My sister forwarded me an article on NPR the other day. It's about moms of middle schoolers and how they often will feel challenged. The article almost likens middle school parenting to new child parenting but says it's even worse.
Hmm, I wonder if these moms were feeling terrible because they'd always dreamt of being a mother. They found such joy in parenting and experienced what in the article they refer to as "the oxytocin "love rush" — that caring for little children provides."
I don't think I ever had that. I think I can pretty confidently say that I never experienced a "love rush" as a parent. In fact, early on in one of my posts maybe it was on I'd Rather Hatch a Chicken that I wrote that I really actually felt disconnected from my child when she was born. I felt like I was babysitting someone else's kid. I think it might be because I have always been selfish. Not in a terrible way but more in a way that I like to preserve my own sense of well-being - really take care of ME and this child was really, for lack of a better word, cramping my style.
Anyhow, I'm seeing how my own child is already exhibiting behavior that is indicated in this article as being indicative of 10 year olds...rolling of the eyes, not trusting that I know anything that would be good for her. So, I'd say this article came at a good time. I can just be mindful of this time and what may be - for me - an eloooongated period of middle school years that has now started at the age of 7. Sweet.

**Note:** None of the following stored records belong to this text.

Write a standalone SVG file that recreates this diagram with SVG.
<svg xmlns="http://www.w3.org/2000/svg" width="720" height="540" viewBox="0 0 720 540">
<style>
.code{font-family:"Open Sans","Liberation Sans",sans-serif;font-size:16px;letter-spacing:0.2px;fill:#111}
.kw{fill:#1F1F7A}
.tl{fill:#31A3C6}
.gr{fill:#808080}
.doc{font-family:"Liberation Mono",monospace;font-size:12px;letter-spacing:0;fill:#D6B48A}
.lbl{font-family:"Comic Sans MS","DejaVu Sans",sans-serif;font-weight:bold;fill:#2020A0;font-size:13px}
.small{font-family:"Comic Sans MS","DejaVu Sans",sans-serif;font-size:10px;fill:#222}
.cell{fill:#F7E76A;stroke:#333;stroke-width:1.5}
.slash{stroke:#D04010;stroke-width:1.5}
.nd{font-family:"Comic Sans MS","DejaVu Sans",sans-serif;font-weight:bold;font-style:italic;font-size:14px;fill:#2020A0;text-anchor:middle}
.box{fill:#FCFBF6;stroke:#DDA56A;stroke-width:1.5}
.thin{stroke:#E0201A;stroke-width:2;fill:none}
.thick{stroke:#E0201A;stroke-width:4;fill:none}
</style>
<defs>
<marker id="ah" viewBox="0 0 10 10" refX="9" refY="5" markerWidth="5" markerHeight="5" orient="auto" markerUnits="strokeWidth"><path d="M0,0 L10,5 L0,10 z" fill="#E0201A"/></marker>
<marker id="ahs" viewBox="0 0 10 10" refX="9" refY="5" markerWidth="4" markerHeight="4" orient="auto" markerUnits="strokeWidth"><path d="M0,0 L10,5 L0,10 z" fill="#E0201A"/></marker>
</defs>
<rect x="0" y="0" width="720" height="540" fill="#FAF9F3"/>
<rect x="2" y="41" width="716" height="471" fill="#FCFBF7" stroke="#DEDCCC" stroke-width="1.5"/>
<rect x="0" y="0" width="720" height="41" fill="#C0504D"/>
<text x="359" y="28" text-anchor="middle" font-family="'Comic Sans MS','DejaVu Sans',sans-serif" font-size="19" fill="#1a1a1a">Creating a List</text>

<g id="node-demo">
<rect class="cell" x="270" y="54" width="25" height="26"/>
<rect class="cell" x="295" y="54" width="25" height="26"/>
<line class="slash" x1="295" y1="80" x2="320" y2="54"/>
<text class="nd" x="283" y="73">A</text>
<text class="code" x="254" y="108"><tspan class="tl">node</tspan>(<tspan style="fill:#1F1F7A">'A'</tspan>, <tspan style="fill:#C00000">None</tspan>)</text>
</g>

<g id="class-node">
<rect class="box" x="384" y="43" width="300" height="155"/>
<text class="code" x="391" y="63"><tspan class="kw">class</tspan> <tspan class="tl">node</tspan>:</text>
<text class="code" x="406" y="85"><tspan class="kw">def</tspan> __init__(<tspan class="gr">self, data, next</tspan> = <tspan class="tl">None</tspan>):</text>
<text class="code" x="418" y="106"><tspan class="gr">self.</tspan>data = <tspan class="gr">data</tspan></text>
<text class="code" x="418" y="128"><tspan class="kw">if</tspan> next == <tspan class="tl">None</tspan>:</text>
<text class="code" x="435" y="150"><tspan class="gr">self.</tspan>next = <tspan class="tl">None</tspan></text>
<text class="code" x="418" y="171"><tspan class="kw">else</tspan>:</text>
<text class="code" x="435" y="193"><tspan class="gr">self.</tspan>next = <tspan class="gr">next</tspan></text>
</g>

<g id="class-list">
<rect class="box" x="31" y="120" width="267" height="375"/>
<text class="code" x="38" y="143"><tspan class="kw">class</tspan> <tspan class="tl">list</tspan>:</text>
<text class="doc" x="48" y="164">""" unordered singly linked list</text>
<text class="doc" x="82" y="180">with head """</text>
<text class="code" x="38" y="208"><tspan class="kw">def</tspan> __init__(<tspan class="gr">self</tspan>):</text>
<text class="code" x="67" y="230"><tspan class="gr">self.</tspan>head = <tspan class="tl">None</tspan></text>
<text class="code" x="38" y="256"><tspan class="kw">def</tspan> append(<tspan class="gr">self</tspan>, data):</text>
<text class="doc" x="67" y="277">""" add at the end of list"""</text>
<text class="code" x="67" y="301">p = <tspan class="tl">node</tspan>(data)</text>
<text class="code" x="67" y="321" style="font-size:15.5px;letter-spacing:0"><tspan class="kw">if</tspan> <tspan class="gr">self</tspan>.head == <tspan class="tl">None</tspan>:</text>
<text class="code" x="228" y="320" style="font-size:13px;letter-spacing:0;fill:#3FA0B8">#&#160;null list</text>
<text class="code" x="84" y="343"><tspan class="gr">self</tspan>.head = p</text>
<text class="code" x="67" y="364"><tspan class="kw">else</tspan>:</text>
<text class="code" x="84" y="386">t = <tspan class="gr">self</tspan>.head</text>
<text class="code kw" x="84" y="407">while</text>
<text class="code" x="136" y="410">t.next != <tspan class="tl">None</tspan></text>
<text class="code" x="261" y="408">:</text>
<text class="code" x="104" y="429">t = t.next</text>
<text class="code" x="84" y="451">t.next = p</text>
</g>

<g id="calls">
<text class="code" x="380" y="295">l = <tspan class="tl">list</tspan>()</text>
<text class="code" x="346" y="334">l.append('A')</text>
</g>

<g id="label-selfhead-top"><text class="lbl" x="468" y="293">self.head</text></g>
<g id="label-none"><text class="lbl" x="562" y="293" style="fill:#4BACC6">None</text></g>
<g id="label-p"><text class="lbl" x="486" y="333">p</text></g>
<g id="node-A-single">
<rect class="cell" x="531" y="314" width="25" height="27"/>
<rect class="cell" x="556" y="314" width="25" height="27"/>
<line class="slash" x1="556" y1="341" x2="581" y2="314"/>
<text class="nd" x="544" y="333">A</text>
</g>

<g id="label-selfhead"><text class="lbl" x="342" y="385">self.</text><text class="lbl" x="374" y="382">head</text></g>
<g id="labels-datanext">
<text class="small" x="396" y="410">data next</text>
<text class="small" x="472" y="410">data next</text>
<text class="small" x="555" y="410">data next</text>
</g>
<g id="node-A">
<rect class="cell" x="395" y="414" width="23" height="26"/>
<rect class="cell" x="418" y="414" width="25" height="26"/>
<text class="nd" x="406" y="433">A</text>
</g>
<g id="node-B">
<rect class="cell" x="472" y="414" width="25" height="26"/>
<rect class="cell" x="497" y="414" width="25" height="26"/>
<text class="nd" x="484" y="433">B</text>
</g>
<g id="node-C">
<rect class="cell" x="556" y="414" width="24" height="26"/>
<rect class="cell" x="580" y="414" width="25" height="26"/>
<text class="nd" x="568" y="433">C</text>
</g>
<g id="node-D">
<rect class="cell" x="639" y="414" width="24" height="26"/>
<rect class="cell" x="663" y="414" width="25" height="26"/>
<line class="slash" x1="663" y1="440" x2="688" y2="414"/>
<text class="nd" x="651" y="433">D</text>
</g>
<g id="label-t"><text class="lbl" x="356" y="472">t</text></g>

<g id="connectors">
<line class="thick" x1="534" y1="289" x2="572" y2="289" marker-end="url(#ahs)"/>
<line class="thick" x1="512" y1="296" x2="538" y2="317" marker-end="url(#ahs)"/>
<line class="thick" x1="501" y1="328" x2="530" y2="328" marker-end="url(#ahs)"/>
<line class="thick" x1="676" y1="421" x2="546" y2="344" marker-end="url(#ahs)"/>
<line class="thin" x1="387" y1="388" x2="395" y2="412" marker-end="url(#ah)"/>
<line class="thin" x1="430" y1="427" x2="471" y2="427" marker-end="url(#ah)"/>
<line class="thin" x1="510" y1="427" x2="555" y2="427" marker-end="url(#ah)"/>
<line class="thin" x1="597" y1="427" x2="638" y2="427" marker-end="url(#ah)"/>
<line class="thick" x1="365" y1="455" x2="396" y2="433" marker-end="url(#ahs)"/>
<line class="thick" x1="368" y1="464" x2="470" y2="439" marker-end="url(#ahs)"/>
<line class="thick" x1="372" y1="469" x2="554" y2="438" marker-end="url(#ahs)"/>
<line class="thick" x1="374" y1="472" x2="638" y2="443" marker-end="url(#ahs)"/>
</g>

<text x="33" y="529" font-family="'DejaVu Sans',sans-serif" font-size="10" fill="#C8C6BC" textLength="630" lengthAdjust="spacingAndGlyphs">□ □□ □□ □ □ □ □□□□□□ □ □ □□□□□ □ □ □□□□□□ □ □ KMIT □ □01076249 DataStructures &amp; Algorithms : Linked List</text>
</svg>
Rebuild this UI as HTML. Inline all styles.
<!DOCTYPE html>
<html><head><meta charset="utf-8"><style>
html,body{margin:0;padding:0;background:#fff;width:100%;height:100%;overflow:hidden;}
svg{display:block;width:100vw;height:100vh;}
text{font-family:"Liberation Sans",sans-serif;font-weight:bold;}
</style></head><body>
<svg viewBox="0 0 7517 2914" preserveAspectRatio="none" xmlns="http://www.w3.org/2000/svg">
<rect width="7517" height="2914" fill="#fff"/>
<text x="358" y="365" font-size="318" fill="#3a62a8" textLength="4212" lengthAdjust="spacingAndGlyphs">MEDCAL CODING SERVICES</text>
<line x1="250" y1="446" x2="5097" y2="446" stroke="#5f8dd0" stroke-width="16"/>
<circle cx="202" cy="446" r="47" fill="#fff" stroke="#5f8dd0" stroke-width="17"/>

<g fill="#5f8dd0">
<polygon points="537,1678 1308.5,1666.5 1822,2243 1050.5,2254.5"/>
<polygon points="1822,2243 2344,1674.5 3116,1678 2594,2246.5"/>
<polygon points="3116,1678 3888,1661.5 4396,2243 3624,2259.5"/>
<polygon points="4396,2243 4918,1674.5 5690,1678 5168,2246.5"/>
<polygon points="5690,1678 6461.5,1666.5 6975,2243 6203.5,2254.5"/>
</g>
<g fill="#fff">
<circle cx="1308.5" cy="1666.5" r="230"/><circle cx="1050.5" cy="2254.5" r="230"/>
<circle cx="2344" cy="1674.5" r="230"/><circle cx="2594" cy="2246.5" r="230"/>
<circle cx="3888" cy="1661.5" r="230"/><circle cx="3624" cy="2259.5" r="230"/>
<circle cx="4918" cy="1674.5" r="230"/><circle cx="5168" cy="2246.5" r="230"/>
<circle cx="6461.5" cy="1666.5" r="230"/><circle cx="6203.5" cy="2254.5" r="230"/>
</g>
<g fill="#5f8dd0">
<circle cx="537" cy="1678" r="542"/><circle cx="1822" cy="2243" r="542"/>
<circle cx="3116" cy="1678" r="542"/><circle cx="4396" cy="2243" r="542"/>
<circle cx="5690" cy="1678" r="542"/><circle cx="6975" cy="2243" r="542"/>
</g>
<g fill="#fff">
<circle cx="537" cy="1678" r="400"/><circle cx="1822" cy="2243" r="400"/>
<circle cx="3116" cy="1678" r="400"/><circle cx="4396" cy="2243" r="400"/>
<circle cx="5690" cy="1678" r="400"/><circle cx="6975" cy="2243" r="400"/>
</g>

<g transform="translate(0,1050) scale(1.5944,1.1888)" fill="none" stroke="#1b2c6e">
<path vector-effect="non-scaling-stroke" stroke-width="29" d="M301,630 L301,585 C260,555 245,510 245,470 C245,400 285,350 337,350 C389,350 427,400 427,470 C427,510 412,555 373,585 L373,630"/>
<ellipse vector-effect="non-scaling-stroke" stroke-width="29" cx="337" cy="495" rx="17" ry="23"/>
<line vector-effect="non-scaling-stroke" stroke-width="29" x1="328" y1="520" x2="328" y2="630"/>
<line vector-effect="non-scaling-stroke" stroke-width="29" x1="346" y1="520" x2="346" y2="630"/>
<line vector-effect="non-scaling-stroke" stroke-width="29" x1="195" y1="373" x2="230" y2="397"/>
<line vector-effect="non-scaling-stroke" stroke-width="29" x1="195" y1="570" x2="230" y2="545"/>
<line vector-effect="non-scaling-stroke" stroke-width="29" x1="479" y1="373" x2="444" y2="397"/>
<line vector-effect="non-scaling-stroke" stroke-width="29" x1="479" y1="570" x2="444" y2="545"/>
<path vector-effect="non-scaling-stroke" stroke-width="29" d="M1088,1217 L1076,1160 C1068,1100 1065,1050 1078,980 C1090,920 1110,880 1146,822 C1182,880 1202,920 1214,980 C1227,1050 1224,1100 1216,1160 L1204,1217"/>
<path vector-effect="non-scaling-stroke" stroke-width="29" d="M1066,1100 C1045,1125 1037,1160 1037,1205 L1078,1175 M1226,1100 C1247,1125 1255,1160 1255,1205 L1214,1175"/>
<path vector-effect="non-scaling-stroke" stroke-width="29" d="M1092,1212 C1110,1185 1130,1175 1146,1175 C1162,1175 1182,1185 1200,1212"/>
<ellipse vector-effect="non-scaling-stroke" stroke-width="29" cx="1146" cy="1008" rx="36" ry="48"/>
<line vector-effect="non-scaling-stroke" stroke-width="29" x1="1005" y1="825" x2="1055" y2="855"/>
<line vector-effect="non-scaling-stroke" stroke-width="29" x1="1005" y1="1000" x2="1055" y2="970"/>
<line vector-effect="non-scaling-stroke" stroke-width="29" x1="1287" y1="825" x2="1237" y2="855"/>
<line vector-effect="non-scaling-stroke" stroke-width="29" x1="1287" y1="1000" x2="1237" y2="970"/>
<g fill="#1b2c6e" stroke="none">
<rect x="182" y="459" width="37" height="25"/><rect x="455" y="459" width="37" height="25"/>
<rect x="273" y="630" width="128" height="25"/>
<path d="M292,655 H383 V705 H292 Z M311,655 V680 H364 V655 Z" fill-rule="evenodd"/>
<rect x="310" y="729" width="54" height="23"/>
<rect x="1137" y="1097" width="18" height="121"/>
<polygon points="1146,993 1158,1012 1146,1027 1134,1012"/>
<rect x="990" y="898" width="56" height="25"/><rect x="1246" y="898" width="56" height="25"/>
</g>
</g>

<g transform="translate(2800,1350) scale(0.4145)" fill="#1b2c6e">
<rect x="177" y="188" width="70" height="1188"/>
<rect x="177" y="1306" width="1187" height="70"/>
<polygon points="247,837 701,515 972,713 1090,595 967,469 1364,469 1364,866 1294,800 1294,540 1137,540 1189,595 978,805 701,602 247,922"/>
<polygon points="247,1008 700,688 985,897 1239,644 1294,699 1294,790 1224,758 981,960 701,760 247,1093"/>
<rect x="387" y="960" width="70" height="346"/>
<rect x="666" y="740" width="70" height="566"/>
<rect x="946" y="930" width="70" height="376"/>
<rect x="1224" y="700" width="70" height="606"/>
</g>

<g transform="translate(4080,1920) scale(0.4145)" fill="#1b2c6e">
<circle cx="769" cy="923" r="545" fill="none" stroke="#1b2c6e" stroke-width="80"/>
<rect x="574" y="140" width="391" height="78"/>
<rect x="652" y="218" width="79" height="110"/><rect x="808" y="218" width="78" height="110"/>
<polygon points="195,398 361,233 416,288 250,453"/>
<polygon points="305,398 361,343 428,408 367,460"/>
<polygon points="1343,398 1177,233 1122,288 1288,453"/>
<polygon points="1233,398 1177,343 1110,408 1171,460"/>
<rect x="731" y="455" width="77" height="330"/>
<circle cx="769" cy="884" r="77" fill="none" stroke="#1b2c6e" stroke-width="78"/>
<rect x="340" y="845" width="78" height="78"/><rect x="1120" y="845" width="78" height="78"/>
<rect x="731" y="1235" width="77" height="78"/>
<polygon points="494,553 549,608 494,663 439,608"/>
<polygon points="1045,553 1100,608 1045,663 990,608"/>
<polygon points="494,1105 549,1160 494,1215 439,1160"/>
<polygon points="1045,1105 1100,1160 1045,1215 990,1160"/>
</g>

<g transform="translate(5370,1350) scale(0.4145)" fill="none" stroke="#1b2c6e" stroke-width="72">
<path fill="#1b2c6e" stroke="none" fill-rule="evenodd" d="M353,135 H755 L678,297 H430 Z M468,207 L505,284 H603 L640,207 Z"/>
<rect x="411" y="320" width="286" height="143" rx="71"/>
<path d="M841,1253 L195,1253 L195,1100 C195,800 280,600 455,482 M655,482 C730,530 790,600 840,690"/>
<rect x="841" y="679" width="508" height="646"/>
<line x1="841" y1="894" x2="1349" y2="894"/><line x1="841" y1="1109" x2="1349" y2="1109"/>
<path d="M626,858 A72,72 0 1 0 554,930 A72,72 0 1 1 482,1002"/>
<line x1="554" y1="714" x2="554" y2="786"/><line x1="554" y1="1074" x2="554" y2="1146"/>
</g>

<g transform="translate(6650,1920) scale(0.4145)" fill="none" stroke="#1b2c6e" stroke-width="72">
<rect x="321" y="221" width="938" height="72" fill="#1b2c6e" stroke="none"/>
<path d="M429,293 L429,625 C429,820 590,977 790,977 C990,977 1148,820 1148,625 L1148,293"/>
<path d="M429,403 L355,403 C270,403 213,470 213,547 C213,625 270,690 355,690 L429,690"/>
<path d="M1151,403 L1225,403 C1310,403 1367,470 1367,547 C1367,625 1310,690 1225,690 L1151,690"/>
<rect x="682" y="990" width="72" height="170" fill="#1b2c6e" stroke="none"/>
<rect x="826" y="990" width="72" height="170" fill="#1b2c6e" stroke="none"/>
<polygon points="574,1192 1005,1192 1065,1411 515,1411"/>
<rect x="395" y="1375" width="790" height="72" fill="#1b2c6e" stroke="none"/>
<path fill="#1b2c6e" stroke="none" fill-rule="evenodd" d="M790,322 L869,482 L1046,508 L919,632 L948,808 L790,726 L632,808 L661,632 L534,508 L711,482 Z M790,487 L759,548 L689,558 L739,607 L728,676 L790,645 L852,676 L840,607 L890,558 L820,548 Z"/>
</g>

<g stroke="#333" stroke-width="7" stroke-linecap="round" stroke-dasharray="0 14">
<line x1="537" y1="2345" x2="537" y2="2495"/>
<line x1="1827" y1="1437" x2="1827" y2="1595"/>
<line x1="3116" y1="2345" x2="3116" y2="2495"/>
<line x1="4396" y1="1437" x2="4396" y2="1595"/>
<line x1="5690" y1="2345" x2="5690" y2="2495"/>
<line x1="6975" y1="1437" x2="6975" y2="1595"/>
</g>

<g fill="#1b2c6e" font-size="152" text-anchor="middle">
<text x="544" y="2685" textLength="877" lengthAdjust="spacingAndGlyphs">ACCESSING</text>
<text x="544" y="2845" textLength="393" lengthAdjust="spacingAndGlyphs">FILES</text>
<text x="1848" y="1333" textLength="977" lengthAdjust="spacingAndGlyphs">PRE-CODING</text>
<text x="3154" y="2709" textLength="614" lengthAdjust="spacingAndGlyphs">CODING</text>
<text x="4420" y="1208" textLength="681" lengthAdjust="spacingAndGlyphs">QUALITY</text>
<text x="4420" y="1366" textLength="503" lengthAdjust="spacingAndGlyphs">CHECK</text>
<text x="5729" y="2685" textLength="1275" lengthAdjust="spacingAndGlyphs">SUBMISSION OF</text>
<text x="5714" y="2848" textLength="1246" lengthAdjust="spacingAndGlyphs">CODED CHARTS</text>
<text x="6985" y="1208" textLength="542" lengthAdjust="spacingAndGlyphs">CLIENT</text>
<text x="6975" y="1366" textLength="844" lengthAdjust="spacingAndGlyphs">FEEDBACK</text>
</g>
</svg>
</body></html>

I think I might just really dive into meditation. I think that might be a savior.
BUT, I am also very thankful to be in a Waldorf school where the curriculum is developmentally appropriate. They are well aware of the emotional "turmoil" that the middle school child may be experiencing and they meet it with the curriculum. A good example would be the following explanation from the Waldorf School of the Peninsula:
Students’ awakening intellects are ready for critical and objective thinking, knowledge of cause and effect, and more refined observation, which they experience in academic main lesson blocks, with themes such as the Renaissance, physics and the history of algebra. Their budding emotional lives blossom through positive and concrete modes of expression, which include the study and writing of poetry, literature and biographies. They experience a dynamic interplay of knowledge of self and the world as they engage in a wide variety of arts – from painting, sculpting, woodworking and orchestra and chorus to the annual production of a class play.
The school is certainly an extension of the family. Every teacher knows my child and we work in tandem to help our children navigate life. It's certainly not going to be a picnic but I know that I'm supported by the school as well as the other parents who have older children.